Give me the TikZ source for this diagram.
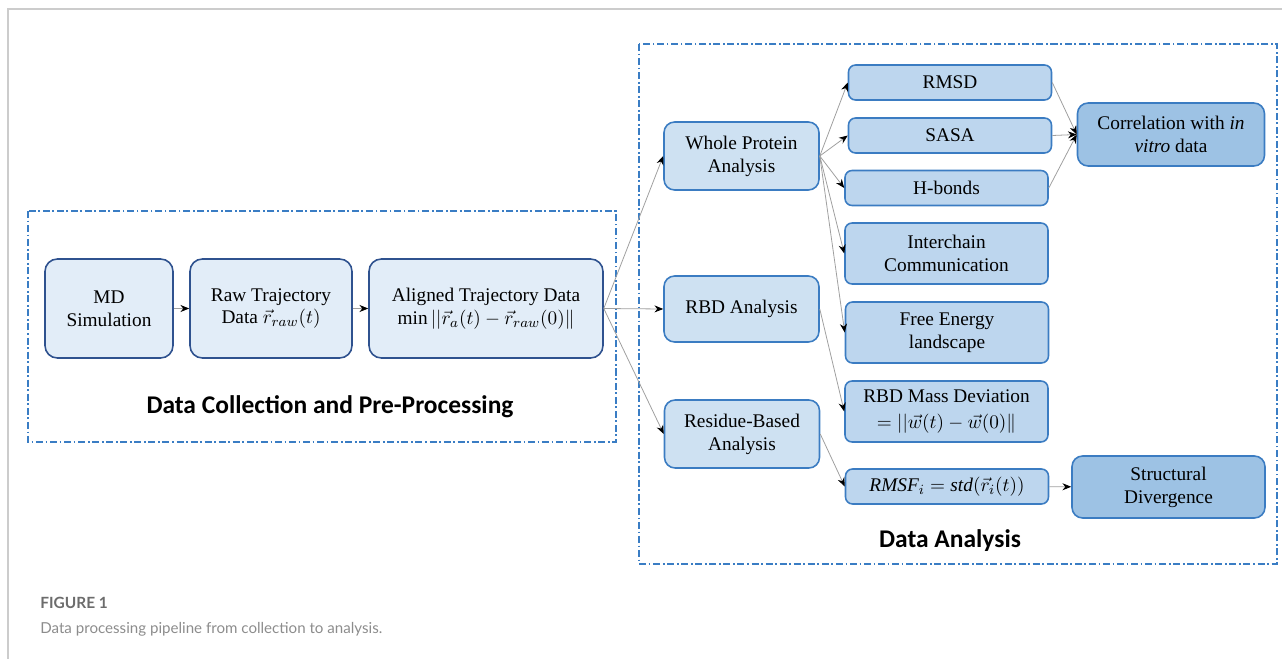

● ● ● ● ● ● ●

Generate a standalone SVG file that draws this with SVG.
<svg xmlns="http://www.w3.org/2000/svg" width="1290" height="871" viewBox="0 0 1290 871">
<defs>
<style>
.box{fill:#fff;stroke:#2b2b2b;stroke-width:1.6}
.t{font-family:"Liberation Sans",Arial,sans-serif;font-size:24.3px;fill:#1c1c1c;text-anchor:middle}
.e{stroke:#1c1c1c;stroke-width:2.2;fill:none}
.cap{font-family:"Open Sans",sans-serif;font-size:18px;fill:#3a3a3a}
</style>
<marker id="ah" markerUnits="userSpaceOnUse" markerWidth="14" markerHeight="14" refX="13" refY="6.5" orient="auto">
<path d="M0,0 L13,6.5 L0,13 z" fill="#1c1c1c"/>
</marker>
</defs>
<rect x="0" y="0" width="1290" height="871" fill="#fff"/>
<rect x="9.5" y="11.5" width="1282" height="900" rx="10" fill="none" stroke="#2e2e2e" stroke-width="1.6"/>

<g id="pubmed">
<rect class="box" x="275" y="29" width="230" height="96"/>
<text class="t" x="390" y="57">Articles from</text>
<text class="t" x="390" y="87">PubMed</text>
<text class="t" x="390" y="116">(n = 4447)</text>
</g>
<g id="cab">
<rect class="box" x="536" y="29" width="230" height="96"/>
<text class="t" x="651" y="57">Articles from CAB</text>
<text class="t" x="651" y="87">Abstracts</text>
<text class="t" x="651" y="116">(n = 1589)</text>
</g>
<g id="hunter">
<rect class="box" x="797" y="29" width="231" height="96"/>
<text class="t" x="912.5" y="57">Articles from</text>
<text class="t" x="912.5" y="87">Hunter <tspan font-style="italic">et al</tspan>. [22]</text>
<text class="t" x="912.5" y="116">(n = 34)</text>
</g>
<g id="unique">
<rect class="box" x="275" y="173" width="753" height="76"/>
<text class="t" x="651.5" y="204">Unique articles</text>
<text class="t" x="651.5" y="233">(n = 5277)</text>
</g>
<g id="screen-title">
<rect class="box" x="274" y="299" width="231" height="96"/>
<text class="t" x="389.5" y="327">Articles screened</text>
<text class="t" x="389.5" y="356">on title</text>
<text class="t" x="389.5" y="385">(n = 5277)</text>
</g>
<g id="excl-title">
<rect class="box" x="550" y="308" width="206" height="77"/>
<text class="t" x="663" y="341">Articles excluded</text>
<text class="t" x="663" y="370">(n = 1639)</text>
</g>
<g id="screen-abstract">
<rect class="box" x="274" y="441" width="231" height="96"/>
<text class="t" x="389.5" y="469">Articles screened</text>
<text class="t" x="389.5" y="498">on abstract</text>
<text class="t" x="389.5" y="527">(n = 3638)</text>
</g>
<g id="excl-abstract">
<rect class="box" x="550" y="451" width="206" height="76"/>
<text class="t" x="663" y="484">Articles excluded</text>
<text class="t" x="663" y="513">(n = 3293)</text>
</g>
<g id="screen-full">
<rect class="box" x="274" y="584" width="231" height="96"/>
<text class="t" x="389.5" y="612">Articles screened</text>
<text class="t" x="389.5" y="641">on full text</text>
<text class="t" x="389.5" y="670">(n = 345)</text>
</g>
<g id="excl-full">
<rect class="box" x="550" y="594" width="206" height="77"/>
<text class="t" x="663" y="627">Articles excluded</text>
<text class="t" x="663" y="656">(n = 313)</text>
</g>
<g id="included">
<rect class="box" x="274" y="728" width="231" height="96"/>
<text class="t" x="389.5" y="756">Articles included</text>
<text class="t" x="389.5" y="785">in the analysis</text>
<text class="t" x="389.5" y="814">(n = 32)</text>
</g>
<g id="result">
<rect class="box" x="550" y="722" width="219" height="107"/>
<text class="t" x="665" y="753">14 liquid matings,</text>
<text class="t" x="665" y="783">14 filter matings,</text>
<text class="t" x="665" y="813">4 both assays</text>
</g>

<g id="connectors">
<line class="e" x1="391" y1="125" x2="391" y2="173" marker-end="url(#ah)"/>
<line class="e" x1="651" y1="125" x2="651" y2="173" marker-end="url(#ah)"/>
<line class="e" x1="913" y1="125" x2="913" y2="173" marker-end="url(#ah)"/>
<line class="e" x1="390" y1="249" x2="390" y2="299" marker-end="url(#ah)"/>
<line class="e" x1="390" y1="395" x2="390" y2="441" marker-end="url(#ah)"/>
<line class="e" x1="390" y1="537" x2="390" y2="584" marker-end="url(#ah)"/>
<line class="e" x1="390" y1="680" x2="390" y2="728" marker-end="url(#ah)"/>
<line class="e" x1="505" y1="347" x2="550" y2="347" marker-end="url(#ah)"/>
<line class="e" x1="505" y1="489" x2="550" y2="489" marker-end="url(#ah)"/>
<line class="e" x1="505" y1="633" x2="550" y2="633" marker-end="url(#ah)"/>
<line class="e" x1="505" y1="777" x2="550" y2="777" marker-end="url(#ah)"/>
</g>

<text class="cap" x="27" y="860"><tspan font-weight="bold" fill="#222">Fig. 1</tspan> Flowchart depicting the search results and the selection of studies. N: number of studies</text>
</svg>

● ● ● ● ● ● ●

**OBJECTIVE:** Copy each line above that contains the word "this".

**WRITTEN RESPONSE:**
Give me the TikZ source for this diagram.
Generate a standalone SVG file that draws this with SVG.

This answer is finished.